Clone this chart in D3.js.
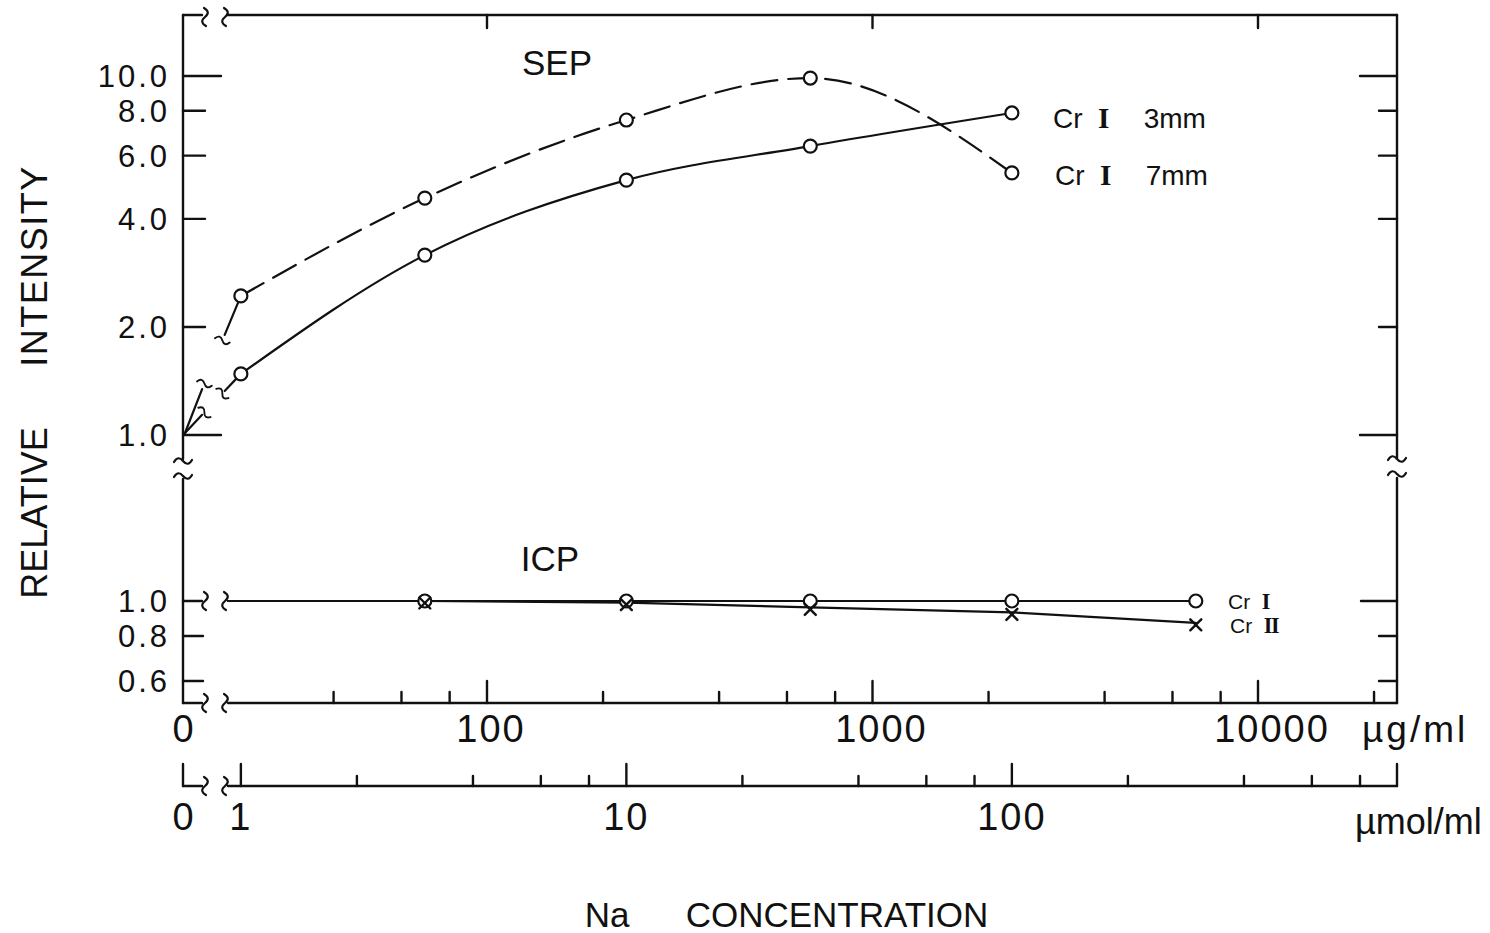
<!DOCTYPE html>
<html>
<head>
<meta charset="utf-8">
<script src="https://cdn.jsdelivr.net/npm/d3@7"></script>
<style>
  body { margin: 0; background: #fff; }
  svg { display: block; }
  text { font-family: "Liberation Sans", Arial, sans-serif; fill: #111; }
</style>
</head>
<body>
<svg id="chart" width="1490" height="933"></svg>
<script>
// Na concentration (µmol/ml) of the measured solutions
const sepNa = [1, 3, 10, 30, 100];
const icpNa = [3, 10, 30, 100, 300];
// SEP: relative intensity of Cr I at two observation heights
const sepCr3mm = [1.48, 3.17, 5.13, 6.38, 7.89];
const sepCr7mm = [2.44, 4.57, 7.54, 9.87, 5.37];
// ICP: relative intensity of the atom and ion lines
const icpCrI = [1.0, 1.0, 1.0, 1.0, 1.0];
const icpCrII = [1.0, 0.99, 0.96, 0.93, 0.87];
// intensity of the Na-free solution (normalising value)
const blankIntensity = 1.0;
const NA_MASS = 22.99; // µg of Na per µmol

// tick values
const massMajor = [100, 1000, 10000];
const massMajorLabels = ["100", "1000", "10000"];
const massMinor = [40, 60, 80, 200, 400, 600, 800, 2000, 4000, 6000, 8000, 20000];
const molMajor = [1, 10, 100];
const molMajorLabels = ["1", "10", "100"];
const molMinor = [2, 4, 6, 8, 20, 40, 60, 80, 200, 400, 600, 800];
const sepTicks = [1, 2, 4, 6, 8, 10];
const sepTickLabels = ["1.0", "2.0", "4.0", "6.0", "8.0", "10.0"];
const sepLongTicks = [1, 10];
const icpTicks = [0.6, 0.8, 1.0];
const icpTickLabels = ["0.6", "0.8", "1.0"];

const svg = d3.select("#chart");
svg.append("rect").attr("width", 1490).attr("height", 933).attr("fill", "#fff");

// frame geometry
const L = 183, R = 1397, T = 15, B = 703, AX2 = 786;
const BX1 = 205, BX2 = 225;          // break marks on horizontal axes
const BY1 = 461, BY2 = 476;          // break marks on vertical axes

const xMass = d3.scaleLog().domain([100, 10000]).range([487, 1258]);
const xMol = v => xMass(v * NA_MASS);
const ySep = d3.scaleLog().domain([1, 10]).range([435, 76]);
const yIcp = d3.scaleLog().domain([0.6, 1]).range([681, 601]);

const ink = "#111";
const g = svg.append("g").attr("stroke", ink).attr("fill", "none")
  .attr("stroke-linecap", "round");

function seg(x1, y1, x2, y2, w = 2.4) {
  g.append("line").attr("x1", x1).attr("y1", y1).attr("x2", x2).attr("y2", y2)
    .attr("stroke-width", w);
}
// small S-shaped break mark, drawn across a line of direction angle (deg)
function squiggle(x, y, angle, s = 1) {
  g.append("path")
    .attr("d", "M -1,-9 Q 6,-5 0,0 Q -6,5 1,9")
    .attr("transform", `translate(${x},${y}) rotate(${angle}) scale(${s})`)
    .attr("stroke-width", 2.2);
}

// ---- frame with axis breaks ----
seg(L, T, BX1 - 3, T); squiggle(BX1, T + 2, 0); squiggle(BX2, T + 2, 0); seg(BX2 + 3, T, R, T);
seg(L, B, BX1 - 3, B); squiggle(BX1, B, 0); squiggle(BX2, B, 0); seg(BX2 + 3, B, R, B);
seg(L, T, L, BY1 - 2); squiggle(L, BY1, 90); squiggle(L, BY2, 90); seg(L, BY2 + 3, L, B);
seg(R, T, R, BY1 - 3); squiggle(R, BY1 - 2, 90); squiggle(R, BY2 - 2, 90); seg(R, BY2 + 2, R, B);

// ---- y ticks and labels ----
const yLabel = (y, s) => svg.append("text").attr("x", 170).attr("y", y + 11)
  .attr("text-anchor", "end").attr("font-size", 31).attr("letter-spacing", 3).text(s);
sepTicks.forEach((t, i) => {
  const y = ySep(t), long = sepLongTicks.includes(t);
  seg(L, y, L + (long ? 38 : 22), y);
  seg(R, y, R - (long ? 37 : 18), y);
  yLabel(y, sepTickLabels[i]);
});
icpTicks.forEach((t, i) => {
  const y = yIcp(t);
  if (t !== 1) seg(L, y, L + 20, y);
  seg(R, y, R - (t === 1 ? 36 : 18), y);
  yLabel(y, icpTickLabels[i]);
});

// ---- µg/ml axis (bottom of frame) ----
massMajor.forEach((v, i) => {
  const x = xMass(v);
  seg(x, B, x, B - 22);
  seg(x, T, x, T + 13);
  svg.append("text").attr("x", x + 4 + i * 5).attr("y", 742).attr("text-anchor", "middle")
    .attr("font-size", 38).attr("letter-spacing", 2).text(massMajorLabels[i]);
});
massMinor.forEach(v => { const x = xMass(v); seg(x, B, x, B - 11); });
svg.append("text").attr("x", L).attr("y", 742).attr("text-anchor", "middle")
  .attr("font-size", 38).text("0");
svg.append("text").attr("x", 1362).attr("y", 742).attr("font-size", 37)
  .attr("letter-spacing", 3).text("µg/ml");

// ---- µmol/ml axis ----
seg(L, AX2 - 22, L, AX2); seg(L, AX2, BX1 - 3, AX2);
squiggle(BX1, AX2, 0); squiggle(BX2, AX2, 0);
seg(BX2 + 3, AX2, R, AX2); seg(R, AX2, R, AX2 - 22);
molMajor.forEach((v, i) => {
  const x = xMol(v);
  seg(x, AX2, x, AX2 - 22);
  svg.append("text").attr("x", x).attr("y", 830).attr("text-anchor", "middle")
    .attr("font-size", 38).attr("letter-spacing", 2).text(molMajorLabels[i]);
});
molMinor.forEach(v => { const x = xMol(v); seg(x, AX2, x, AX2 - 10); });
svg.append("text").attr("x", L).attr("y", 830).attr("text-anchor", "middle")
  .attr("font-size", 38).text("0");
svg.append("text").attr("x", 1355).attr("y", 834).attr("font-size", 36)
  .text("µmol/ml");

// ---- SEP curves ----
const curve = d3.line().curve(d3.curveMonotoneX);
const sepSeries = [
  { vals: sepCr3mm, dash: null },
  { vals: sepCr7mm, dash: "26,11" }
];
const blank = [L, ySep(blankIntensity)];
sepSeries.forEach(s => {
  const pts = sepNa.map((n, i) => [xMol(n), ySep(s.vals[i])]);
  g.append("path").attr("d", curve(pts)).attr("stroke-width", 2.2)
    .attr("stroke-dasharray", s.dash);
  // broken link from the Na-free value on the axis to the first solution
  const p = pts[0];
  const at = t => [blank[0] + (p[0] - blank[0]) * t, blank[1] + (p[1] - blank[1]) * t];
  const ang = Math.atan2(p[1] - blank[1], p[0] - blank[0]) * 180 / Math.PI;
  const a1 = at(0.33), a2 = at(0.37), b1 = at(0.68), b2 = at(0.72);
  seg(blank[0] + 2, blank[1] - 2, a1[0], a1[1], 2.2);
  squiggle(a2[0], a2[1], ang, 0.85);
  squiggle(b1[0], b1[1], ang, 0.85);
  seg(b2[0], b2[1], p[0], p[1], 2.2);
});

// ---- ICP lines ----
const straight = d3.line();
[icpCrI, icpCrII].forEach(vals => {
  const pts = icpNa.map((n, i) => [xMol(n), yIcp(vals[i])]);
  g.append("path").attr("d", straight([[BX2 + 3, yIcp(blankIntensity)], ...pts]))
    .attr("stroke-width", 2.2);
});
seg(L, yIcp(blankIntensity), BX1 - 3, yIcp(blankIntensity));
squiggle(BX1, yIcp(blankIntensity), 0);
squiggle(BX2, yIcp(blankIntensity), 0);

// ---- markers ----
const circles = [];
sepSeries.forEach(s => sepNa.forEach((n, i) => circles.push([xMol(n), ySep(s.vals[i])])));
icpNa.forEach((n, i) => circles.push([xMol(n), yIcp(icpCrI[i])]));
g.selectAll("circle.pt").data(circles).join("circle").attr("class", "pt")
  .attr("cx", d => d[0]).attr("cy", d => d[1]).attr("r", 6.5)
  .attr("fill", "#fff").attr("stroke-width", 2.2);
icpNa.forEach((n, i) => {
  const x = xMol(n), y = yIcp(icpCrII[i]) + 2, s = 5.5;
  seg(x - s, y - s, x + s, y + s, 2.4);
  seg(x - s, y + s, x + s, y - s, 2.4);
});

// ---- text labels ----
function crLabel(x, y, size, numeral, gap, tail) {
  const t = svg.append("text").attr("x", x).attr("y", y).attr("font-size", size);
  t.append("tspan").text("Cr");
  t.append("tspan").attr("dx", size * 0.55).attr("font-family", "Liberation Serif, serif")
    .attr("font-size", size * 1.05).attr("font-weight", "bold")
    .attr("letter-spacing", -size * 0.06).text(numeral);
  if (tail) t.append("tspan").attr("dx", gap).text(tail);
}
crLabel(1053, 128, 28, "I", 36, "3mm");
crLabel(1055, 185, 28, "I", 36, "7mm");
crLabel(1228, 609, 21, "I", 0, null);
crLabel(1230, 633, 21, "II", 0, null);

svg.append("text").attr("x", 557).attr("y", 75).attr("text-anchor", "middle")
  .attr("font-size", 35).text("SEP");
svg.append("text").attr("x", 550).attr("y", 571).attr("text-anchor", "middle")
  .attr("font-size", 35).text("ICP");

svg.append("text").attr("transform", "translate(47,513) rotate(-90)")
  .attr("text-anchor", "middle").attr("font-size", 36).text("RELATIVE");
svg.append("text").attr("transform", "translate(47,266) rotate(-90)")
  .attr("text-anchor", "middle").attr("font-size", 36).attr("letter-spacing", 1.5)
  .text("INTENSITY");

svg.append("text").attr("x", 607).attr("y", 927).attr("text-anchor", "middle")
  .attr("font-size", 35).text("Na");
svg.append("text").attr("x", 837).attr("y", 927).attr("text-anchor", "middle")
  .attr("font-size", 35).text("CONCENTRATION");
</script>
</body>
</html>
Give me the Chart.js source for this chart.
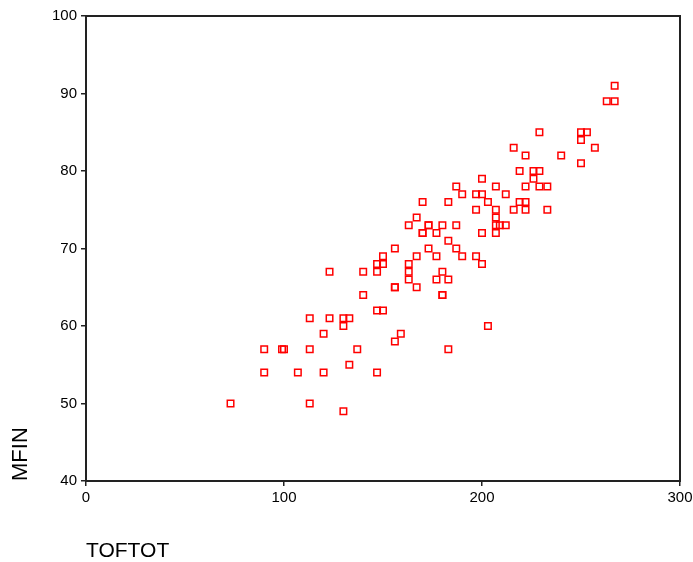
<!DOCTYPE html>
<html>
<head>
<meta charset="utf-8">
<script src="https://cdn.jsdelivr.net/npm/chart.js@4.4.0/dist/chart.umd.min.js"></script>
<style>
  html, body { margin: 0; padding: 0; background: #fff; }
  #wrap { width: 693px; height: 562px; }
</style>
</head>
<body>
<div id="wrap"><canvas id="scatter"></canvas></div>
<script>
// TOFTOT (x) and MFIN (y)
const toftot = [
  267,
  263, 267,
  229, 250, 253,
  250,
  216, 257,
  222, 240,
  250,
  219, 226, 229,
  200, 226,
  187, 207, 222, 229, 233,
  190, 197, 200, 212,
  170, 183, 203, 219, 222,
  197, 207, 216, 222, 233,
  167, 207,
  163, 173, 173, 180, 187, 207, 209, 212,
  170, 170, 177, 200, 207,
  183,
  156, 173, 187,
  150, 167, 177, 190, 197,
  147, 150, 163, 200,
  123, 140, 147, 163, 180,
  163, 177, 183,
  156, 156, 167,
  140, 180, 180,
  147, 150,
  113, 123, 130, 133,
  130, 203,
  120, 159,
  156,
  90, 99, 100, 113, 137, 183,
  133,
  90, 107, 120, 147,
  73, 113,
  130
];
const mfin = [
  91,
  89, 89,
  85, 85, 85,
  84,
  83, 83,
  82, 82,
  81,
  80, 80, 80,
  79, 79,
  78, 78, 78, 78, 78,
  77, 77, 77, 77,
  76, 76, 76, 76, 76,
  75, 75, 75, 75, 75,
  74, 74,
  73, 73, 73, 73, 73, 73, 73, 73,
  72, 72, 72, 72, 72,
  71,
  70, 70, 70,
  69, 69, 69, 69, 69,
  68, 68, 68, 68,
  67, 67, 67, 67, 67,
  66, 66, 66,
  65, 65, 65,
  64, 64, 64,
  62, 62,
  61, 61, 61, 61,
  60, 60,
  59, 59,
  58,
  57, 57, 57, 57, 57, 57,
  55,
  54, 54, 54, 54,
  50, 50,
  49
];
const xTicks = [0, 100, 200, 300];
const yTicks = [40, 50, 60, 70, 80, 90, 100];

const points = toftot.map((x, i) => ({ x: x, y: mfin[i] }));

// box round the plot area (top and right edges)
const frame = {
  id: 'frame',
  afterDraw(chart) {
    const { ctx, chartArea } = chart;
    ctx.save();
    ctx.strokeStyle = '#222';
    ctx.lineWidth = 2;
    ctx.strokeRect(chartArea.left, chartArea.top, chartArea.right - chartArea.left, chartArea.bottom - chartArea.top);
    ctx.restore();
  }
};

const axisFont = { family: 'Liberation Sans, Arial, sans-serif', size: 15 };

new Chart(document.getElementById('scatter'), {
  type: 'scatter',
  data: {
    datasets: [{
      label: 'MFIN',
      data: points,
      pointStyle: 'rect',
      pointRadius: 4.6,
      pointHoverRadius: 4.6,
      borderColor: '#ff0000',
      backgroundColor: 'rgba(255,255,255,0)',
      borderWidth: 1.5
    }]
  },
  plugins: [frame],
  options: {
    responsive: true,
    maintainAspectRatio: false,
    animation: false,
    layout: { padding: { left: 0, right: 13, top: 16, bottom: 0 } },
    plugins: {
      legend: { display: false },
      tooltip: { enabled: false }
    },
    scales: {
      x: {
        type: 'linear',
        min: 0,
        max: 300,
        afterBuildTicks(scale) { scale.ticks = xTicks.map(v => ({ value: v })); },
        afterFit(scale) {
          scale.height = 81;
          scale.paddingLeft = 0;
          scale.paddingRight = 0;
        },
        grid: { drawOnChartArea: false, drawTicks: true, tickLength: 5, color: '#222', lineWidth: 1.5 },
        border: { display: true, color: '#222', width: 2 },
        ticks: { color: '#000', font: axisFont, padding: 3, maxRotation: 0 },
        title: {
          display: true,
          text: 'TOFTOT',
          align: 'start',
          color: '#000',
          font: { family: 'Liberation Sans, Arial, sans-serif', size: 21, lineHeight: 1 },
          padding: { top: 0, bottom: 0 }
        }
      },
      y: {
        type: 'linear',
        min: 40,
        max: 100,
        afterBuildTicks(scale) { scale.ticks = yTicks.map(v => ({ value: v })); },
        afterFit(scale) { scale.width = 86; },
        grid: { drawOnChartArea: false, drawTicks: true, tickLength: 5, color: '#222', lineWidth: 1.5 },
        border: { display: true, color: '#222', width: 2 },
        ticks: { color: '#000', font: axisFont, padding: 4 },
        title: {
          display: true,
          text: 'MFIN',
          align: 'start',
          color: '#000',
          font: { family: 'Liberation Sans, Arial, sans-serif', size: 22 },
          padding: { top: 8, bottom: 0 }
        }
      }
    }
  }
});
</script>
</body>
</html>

What to produce:
Please take the lines from the beginning of the data above through the line holding "const NA_MASS = 22.99; // µg of Na per µmol" and transcribe them exactly, without any pictures.

Written response:
Clone this chart in D3.js.
<!DOCTYPE html>
<html>
<head>
<meta charset="utf-8">
<script src="https://cdn.jsdelivr.net/npm/d3@7"></script>
<style>
  body { margin: 0; background: #fff; }
  svg { display: block; }
  text { font-family: "Liberation Sans", Arial, sans-serif; fill: #111; }
</style>
</head>
<body>
<svg id="chart" width="1490" height="933"></svg>
<script>
// Na concentration (µmol/ml) of the measured solutions
const sepNa = [1, 3, 10, 30, 100];
const icpNa = [3, 10, 30, 100, 300];
// SEP: relative intensity of Cr I at two observation heights
const sepCr3mm = [1.48, 3.17, 5.13, 6.38, 7.89];
const sepCr7mm = [2.44, 4.57, 7.54, 9.87, 5.37];
// ICP: relative intensity of the atom and ion lines
const icpCrI = [1.0, 1.0, 1.0, 1.0, 1.0];
const icpCrII = [1.0, 0.99, 0.96, 0.93, 0.87];
// intensity of the Na-free solution (normalising value)
const blankIntensity = 1.0;
const NA_MASS = 22.99; // µg of Na per µmol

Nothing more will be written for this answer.